--- DATA SECTION ---

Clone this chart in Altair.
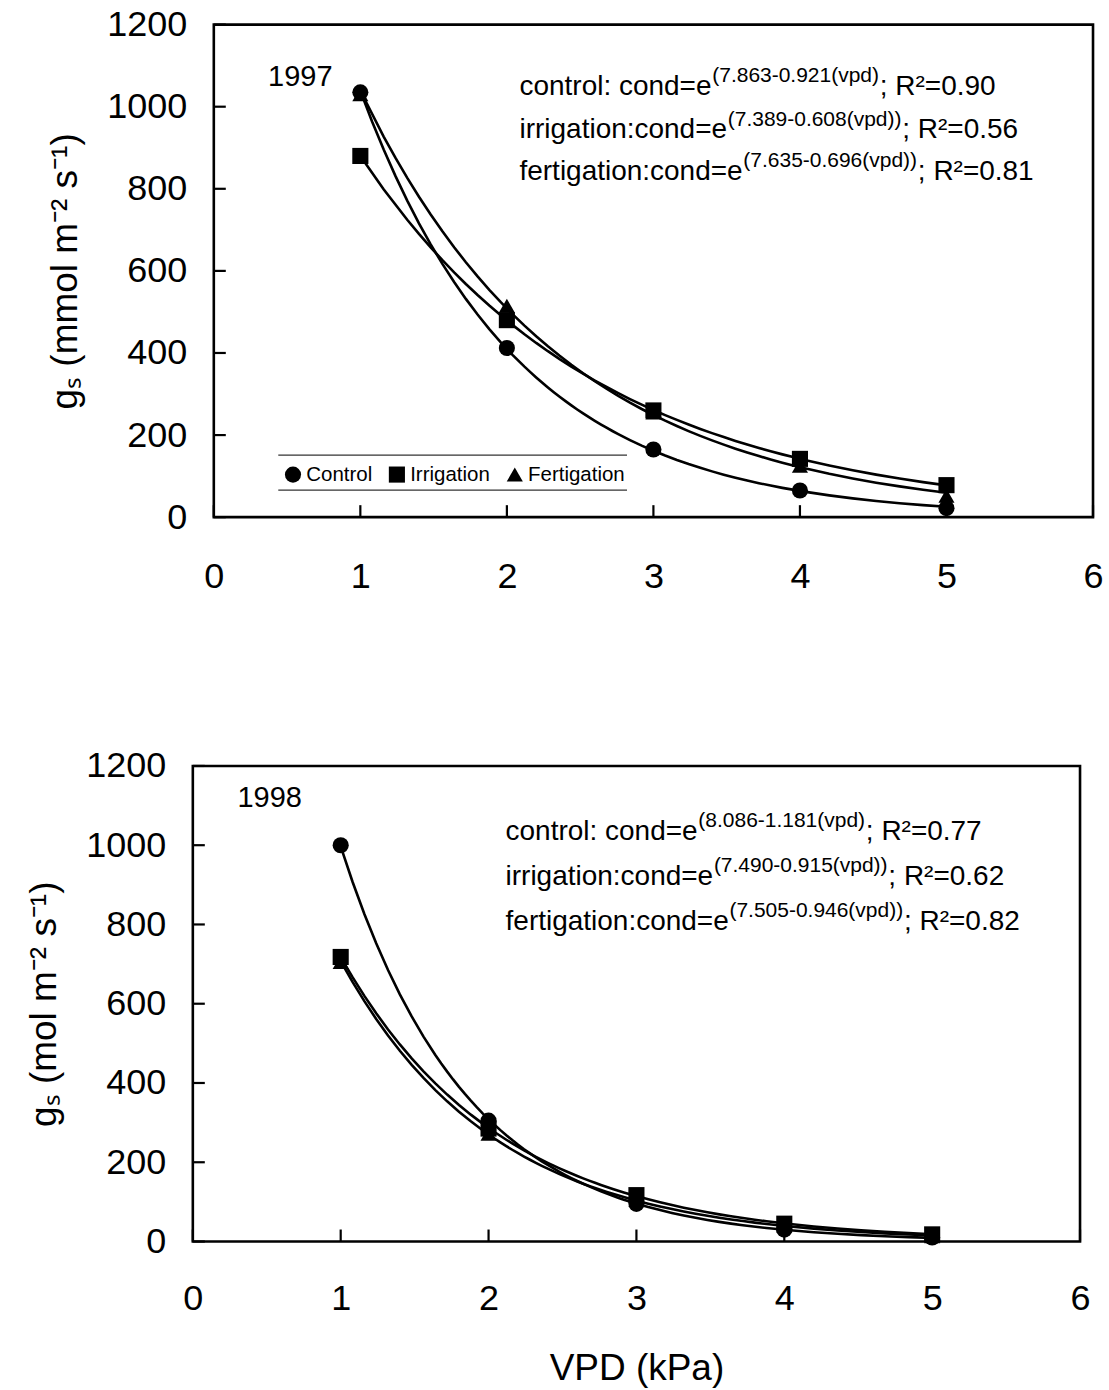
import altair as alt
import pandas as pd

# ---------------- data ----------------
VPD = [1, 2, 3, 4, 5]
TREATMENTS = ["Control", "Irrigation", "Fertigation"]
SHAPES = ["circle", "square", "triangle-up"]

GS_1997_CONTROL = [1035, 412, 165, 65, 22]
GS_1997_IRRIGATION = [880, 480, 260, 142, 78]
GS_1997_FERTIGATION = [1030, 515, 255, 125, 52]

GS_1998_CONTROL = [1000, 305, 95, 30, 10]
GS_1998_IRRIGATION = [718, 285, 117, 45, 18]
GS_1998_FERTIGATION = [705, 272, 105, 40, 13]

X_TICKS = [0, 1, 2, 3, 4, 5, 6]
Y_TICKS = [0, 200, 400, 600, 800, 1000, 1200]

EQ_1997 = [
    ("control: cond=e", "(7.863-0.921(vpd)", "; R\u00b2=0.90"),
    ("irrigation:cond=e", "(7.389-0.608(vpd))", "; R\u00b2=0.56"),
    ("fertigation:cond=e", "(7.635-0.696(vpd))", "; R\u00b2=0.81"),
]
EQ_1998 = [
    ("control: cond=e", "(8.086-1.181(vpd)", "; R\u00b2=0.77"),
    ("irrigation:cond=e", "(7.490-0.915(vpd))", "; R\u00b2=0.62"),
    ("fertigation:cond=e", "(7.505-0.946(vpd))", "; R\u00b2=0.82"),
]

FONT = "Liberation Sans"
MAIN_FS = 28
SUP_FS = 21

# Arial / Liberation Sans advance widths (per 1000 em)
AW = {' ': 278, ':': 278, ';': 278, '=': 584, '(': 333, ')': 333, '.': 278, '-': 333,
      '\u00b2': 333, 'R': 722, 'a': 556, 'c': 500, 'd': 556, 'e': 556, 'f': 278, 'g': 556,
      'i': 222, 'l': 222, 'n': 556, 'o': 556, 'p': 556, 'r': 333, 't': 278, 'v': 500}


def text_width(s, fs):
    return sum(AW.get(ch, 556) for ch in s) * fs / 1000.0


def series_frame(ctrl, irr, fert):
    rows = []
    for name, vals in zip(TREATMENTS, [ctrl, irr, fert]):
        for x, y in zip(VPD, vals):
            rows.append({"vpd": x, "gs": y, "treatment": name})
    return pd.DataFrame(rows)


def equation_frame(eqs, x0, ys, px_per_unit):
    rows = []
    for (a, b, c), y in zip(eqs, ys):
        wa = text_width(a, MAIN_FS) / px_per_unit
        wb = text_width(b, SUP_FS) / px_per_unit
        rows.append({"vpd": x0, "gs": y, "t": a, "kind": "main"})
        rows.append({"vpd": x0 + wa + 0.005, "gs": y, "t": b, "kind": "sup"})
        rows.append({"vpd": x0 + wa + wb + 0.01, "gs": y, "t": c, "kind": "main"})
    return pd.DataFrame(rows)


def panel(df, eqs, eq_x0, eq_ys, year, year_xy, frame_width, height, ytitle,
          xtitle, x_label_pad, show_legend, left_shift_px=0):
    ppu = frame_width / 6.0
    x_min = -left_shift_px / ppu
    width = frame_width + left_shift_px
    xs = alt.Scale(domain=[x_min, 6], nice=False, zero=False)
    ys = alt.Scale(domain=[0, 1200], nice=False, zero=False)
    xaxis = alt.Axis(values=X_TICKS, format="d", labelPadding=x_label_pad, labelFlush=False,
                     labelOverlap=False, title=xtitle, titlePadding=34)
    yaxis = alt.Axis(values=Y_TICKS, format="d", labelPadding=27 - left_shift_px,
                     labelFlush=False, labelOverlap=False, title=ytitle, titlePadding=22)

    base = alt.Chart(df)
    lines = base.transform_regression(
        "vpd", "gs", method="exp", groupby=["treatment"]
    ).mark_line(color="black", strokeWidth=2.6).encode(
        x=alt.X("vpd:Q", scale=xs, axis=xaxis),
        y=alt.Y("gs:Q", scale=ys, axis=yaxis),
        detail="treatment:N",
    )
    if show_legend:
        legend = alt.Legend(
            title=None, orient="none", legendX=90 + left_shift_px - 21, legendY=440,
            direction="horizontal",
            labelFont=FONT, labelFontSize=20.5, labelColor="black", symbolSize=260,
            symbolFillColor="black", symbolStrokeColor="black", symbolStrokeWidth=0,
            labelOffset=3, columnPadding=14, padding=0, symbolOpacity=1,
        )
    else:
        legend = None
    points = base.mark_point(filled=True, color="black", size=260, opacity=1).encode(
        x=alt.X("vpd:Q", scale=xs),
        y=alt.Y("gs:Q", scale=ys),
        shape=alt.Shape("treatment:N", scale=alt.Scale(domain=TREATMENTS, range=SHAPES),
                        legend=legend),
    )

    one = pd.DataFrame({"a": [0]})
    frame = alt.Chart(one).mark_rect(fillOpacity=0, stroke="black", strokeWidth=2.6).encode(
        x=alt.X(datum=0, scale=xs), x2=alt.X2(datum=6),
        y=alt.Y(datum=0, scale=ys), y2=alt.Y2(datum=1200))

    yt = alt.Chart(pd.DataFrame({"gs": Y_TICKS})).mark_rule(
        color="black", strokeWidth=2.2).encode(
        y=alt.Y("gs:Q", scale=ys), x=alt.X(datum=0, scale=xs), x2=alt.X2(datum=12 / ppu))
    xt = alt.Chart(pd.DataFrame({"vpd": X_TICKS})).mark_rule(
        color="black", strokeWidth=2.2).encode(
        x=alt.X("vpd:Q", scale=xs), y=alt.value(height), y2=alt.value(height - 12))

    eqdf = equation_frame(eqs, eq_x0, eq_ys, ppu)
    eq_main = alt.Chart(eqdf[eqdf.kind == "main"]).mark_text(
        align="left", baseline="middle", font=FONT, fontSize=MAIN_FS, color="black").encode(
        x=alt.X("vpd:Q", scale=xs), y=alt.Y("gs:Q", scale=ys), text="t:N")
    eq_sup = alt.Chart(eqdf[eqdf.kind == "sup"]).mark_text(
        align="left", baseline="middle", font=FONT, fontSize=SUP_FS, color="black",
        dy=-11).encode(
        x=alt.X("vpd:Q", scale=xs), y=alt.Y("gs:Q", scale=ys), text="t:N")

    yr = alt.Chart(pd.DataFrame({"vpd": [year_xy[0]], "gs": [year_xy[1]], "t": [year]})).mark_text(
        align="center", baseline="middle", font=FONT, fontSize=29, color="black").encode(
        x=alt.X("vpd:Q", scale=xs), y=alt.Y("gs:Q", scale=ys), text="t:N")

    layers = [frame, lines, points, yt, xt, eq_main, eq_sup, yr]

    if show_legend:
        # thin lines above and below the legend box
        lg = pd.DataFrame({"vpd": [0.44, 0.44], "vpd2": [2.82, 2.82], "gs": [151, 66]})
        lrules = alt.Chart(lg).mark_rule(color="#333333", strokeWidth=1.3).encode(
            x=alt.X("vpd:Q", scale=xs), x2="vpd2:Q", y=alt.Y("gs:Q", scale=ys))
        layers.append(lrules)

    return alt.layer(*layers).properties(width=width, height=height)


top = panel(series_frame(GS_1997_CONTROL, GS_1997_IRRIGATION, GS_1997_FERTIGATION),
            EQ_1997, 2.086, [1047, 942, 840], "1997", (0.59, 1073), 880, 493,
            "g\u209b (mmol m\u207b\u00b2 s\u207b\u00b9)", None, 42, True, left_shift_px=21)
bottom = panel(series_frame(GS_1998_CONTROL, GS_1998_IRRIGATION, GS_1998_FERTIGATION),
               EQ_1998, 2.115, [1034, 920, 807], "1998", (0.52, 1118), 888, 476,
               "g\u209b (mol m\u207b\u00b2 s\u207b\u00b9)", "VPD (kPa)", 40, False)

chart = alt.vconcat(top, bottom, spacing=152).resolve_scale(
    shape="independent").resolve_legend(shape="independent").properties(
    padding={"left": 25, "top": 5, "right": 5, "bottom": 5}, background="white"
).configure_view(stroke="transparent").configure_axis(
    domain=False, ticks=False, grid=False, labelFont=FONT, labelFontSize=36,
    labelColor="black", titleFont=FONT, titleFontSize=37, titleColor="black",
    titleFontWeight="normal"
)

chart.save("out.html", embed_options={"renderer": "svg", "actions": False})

---
--- DATA SECTION ---

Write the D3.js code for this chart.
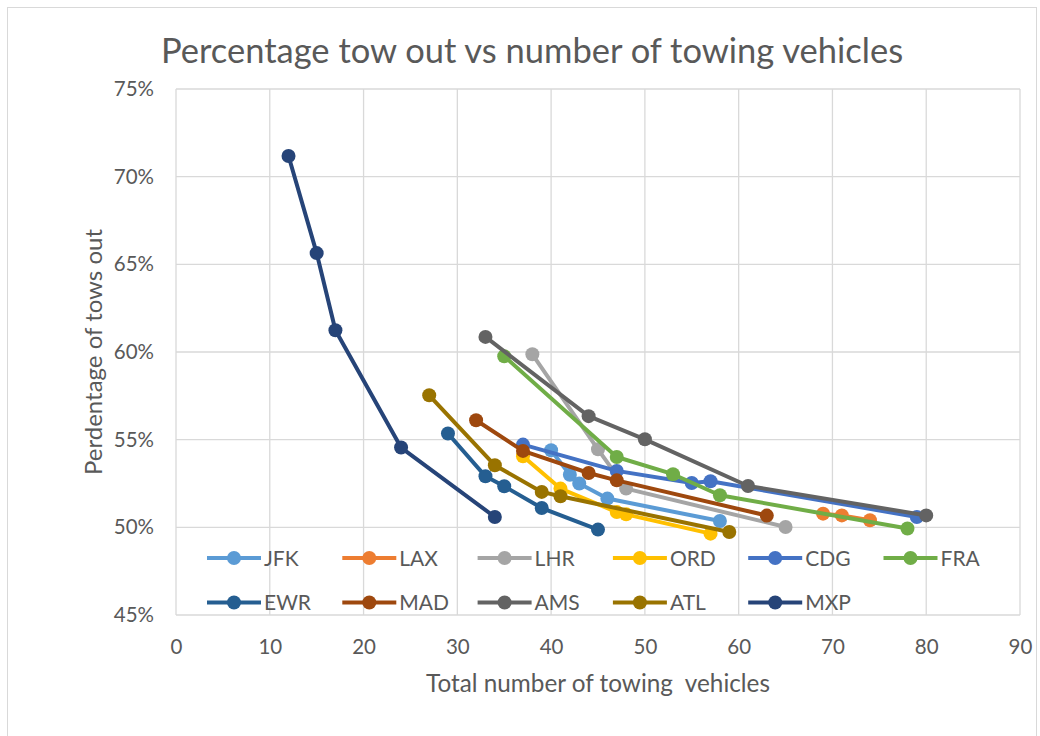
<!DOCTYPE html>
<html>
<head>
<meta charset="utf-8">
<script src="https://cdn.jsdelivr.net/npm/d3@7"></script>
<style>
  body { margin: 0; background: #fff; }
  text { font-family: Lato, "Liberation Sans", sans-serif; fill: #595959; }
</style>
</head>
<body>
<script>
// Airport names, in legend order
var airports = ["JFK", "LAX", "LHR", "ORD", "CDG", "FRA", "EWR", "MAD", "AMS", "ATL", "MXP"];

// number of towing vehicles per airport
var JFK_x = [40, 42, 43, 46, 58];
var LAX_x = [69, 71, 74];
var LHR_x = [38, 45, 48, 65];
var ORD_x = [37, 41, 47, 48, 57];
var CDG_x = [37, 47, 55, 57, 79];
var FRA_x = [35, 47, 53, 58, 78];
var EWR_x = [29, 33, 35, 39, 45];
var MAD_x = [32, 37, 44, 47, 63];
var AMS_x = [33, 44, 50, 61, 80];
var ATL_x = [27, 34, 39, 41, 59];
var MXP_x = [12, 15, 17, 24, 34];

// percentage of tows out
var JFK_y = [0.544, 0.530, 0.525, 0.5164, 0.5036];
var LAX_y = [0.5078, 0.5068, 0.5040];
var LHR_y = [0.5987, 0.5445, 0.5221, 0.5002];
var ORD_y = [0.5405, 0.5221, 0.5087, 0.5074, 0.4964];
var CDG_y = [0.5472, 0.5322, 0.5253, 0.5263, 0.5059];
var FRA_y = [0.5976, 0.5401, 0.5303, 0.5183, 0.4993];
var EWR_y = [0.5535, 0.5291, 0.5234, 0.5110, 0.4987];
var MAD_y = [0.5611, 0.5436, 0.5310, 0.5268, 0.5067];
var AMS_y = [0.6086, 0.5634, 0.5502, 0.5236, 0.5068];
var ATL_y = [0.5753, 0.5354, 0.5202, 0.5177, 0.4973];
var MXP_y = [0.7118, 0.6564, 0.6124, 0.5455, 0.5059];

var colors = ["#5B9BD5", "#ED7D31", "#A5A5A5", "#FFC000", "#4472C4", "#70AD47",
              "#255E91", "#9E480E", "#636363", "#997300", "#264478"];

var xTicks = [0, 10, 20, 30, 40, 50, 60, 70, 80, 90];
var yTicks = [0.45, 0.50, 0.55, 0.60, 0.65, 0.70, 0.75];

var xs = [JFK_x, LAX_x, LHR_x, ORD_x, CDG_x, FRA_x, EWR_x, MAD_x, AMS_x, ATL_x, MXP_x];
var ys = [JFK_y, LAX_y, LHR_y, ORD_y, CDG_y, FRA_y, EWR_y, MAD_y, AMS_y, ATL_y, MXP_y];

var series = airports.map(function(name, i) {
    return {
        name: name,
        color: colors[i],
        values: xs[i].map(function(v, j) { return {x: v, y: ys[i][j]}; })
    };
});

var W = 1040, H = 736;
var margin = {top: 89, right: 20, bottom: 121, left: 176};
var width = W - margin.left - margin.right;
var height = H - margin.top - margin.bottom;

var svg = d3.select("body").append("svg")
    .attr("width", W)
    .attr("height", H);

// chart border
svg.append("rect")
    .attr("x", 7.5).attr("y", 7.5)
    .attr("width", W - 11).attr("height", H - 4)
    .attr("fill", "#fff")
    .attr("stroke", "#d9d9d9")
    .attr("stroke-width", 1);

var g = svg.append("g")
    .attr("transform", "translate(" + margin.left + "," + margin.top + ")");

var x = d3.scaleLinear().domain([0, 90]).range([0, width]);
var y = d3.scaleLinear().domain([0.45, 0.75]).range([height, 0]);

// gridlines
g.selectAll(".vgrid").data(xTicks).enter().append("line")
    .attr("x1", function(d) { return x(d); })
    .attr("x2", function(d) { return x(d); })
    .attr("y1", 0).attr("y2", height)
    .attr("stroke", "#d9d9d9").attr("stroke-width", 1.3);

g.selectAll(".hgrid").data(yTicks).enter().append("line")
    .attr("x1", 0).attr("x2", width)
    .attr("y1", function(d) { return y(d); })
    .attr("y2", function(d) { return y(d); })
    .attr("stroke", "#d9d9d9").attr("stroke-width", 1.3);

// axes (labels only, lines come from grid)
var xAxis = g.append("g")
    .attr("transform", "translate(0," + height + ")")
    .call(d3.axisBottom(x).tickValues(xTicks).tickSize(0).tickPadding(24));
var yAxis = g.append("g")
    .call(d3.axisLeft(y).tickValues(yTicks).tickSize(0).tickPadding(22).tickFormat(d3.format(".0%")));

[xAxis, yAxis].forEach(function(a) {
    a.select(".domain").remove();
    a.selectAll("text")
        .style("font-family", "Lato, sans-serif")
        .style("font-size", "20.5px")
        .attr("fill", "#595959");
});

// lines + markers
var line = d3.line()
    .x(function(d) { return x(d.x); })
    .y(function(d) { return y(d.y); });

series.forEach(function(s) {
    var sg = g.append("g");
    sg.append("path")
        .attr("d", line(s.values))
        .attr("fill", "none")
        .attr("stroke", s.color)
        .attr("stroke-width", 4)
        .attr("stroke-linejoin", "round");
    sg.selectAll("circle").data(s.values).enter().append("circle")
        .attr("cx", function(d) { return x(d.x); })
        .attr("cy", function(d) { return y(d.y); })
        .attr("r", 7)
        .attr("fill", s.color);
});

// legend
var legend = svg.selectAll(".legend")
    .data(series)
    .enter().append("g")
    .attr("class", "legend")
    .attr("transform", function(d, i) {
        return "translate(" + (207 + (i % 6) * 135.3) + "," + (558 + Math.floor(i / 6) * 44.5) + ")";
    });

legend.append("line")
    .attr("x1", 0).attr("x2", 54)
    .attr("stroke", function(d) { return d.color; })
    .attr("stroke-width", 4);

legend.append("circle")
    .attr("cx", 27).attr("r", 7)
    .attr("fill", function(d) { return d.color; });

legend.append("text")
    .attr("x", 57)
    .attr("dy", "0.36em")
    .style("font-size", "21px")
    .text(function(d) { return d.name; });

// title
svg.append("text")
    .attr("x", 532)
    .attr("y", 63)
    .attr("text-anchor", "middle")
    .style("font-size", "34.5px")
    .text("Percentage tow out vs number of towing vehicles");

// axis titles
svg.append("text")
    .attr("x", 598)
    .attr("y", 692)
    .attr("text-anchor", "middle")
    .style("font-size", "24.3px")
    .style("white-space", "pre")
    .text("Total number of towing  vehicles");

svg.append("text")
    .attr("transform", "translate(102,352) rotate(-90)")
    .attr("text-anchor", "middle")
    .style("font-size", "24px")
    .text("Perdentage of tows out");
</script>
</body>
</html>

---

### [WRITTEN REQUEST]
Copy every line of the entries above in which "this" occurs.

### [RESULT]
Clone this chart in Altair.
Write the D3.js code for this chart.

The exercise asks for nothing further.